Growing up, Kreutzberger said he was beaten up because he was different—a child of Jewish immigrants in a conservative Catholic country. Then one day he fought back. He had been a shy kid, but, Kreutzberger says, “I changed my personality. I became president of my grade.” 

After discovering TV in Manhattan, Kreutzberger started watching it constantly and eventually convinced Chile’s Channel 13 to put him on the air. Then called by the plural, Sábados Gigante, the show grew up during a time of increasing political unrest in Chile, culminating in the 1973 coup of General Augusto Pinochet. That Kreutzberger managed to achieve his highest ratings under Pinochet’s long and brutal rule—80 percent of the population reportedly tuned in on Saturday nights during those years—is a case study in how to succeed under a dictatorship. 
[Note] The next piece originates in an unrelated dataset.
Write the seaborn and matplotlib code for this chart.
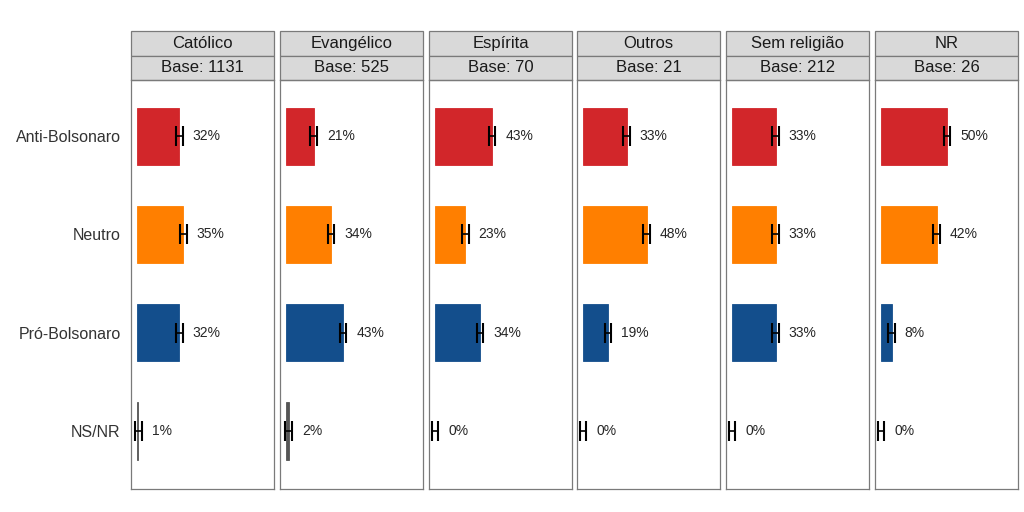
#Imports
import pandas as pd
import matplotlib.pyplot as plt
import seaborn as sns
from matplotlib.patches import Rectangle

#Data
respostas = ["Anti-Bolsonaro", "Neutro", "Pró-Bolsonaro", "NS/NR"]
religioes = ["Católico", "Evangélico", "Espírita", "Outros", "Sem religião", "NR"]
bases = [1131, 525, 70, 21, 212, 26]
catolico = [32, 35, 32, 1]
evangelico = [21, 34, 43, 2]
espirita = [43, 23, 34, 0]
outros = [33, 48, 19, 0]
sem_religiao = [33, 33, 33, 0]
nr = [50, 42, 8, 0]
erro = 2.5

valores = [catolico, evangelico, espirita, outros, sem_religiao, nr]
linhas = []
for rel, vals in zip(religioes, valores):
    for resp, v in zip(respostas, vals):
        linhas.append({"religiao": rel, "resposta": resp, "pct": v})
df = pd.DataFrame(linhas)

cores = {
    "Anti-Bolsonaro": "#d2262a",
    "Neutro": "#ff7f00",
    "Pró-Bolsonaro": "#134e8c",
    "NS/NR": "#555555",
}

sns.set_style("white")
plt.rcParams["font.family"] = ["Liberation Sans", "DejaVu Sans"]

fig = plt.figure(figsize=(10.24, 5.12), dpi=100)
lefts = [131, 280, 429, 577, 726, 875]
W, H = 1024, 512
pan_w = 143
pan_top, pan_bot = 80, 489
strip_h = 24.5

for k, (rel, base) in enumerate(zip(religioes, bases)):
    ax = fig.add_axes([
        lefts[k] / W,
        1 - pan_bot / H,
        pan_w / W,
        (pan_bot - pan_top) / H
    ])
    sub = df[df["religiao"] == rel]
    sns.barplot(
        data=sub, x="pct", y="resposta", hue="resposta",
        order=respostas, hue_order=respostas, palette=cores,
        saturation=1, width=0.58, legend=False, ax=ax, errorbar=None
    )
    # thin outline so the 1-2% bars stay visible
    for p in ax.patches:
        if p.get_width() > 0:
            p.set_edgecolor(p.get_facecolor())
            p.set_linewidth(0.6)
    ax.errorbar(
        sub["pct"], range(len(respostas)), xerr=erro,
        fmt="none", ecolor="black", elinewidth=1.2,
        capsize=7.5, capthick=1.5
    )
    for i, v in enumerate(sub["pct"]):
        ax.text(v + 10, i, f"{v}%", va="center", ha="left", fontsize=10)
    ax.set_xlim(-4.5, 103.5)
    ax.set_ylim(3.59, -0.57)
    ax.set_xticks([])
    ax.set_xlabel("")
    ax.set_ylabel("")
    ax.tick_params(left=False, pad=4)
    if k == 0:
        ax.set_yticks(range(len(respostas)))
        ax.set_yticklabels(respostas, fontsize=11.5, color="#333333")
    else:
        ax.set_yticks([])
    for s in ax.spines.values():
        s.set_visible(True)
        s.set_color("#7a7a7a")
        s.set_linewidth(0.9)
    # Strips
    frac = strip_h / (pan_bot - pan_top)
    for j, txt in enumerate([rel, f"Base: {base}"]):
        y0 = 1 + frac * (1 - j)
        ax.add_patch(Rectangle(
            (0, y0), 1, frac, transform=ax.transAxes, clip_on=False,
            facecolor="#d9d9d9", edgecolor="#7a7a7a", linewidth=0.9
        ))
        ax.text(0.5, y0 + frac / 2, txt, transform=ax.transAxes,
                ha="center", va="center", fontsize=12, color="#1a1a1a")

plt.savefig("out.png", dpi=100)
Kreutzberger says that he never “accepted what was going on” under Pinochet, but the dictator “respected” him. “They gave me some room,” explained Kreutzberger, who also claims to have helped some leftist friends escape Chile from Pinochet’s repressive regieme.

Once Sábado Gigante concludes, Kreutzberger may relax more, but he does not intend to vanish. The host plans to develop projects with Univision, and is thinking about other possibilities, both small and immodest—like building a network that caters to viewers over 50. Looking ahead to the next show runs in his blood. And, as a deeply superstitious man, Kreutzberger lives by the credo that a good entertainer should never exit the stage from the same door that he came in.